▸ **Exercise prompt**
Everything from the first line of the data below through the line that contains "plt.rcParams['font.family'] = ['Liberation" should be written out exactly, please, and nothing more; the pictures stay out.
= = = = = = =
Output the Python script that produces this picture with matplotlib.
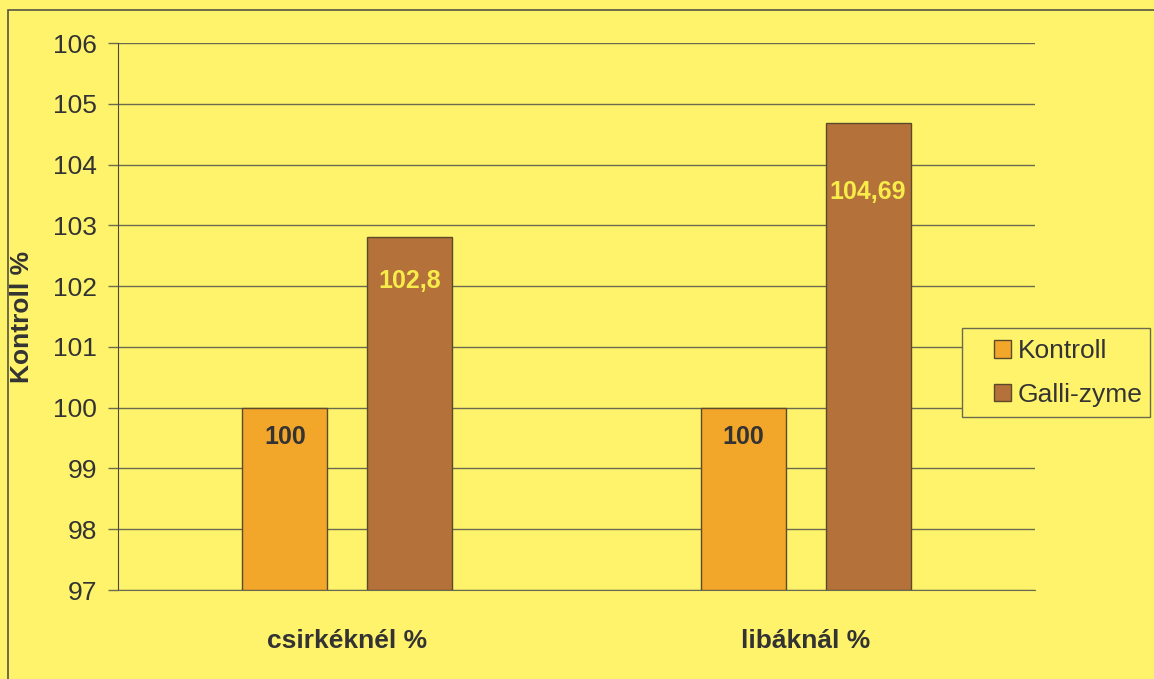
import numpy as np
import matplotlib.pyplot as plt
from matplotlib.patches import Rectangle

plt.rcParams['font.family'] = ['Liberation Sans', 'DejaVu Sans']

# data
categories = ['csirkéknél %', 'libáknál %']
kontroll = [100, 100]
galli = [102.8, 104.69]
kontroll_labels = ['100', '100']
galli_labels = ['102,8', '104,69']
yticks = [97, 98, 99, 100, 101, 102, 103, 104, 105, 106]

bg = '#fff36c'
c_kontroll = '#f2a72a'
c_galli = '#b4713a'
textc = '#333333'

fig = plt.figure(figsize=(11.54, 6.79), dpi=100, facecolor=bg)
ax = fig.add_axes([118/1154, 1 - 590/679, (1035-118)/1154, (590-43)/679])
ax.set_facecolor(bg)

x = np.arange(len(categories))
w = 0.185
off = 0.136
ax.bar(x - off, [k - 97 for k in kontroll], w, bottom=97, color=c_kontroll,
       edgecolor='#5a4a2a', linewidth=1, label='Kontroll', zorder=3)
ax.bar(x + off, [g - 97 for g in galli], w, bottom=97, color=c_galli,
       edgecolor='#5a4a2a', linewidth=1, label='Galli-zyme', zorder=3)

# label offsets below bar top, in points
k_off = [21, 21]
g_off = [31, 50]
for i in range(len(categories)):
    ax.annotate(kontroll_labels[i], (x[i] - off, kontroll[i]), xytext=(0, -k_off[i]),
                textcoords='offset points', ha='center', va='center',
                fontsize=18, fontweight='bold', color=textc, zorder=4)
    ax.annotate(galli_labels[i], (x[i] + off, galli[i]), xytext=(0, -g_off[i]),
                textcoords='offset points', ha='center', va='center',
                fontsize=18, fontweight='bold', color='#f7ec4a', zorder=4)

ax.set_xlim(-0.5, 1.5)
ax.set_ylim(97, 106)
ax.set_yticks(yticks)
ax.set_yticklabels([str(t) for t in yticks], fontsize=19, color=textc)
ax.tick_params(axis='y', length=7, width=1, color='#6a6a50', pad=8)
ax.set_xticks(x)
ax.set_xticklabels(categories, fontsize=19, fontweight='bold', color=textc)
ax.tick_params(axis='x', length=0, pad=28)
ax.grid(axis='y', color='#6a6a50', linewidth=1, zorder=0)
for s in ['top', 'right']:
    ax.spines[s].set_visible(False)
ax.spines['left'].set_color('#4a4a3a')
ax.spines['bottom'].set_color('#6a6a50')
ax.set_ylabel('Kontroll %', fontsize=19, fontweight='bold', color=textc)
ax.yaxis.set_label_coords(-84/917, 0.5)

# legend: entries placed by matplotlib, box drawn separately (wider left padding)
leg = fig.legend(loc='upper left', bbox_to_anchor=(994/1154, 1 - 339/679), fontsize=19,
                 frameon=False, handlelength=0.65, handleheight=0.65, handletextpad=0.25,
                 borderpad=0, labelspacing=0.75, borderaxespad=0)
for t in leg.get_texts():
    t.set_color(textc)
for h in leg.legend_handles:
    h.set_edgecolor('#5a4a2a')
fig.patches.append(Rectangle((962/1154, 1 - 417/679), 188/1154, 89/679, transform=fig.transFigure,
                             facecolor=bg, edgecolor='#6a6a50', linewidth=1, zorder=5))
leg.set_zorder(6)

# outer chart border
fig.patches.append(Rectangle((8/1154, -0.01), 1.2, 1 - 10/679 + 0.01, transform=fig.transFigure,
                             fill=False, edgecolor='#555544', linewidth=1.2))

fig.savefig('out.png', dpi=100, facecolor=bg)
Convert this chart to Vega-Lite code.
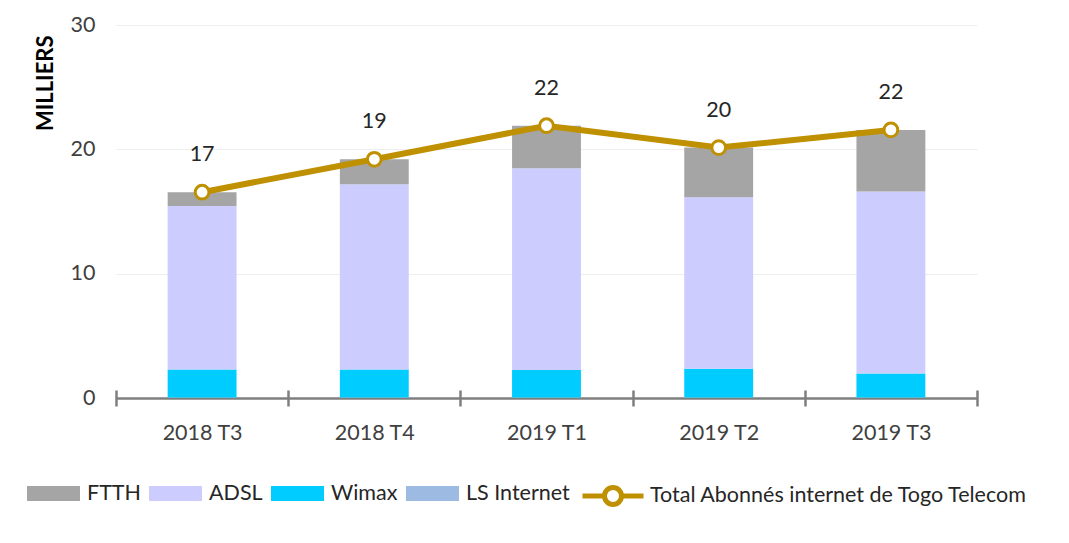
= = = = = = =
▸ **The completed task**
Output the Python script that produces this picture with matplotlib.
import numpy as np
import matplotlib.pyplot as plt
from matplotlib.patches import Rectangle

plt.rcParams['font.family'] = ['Liberation Sans', 'DejaVu Sans']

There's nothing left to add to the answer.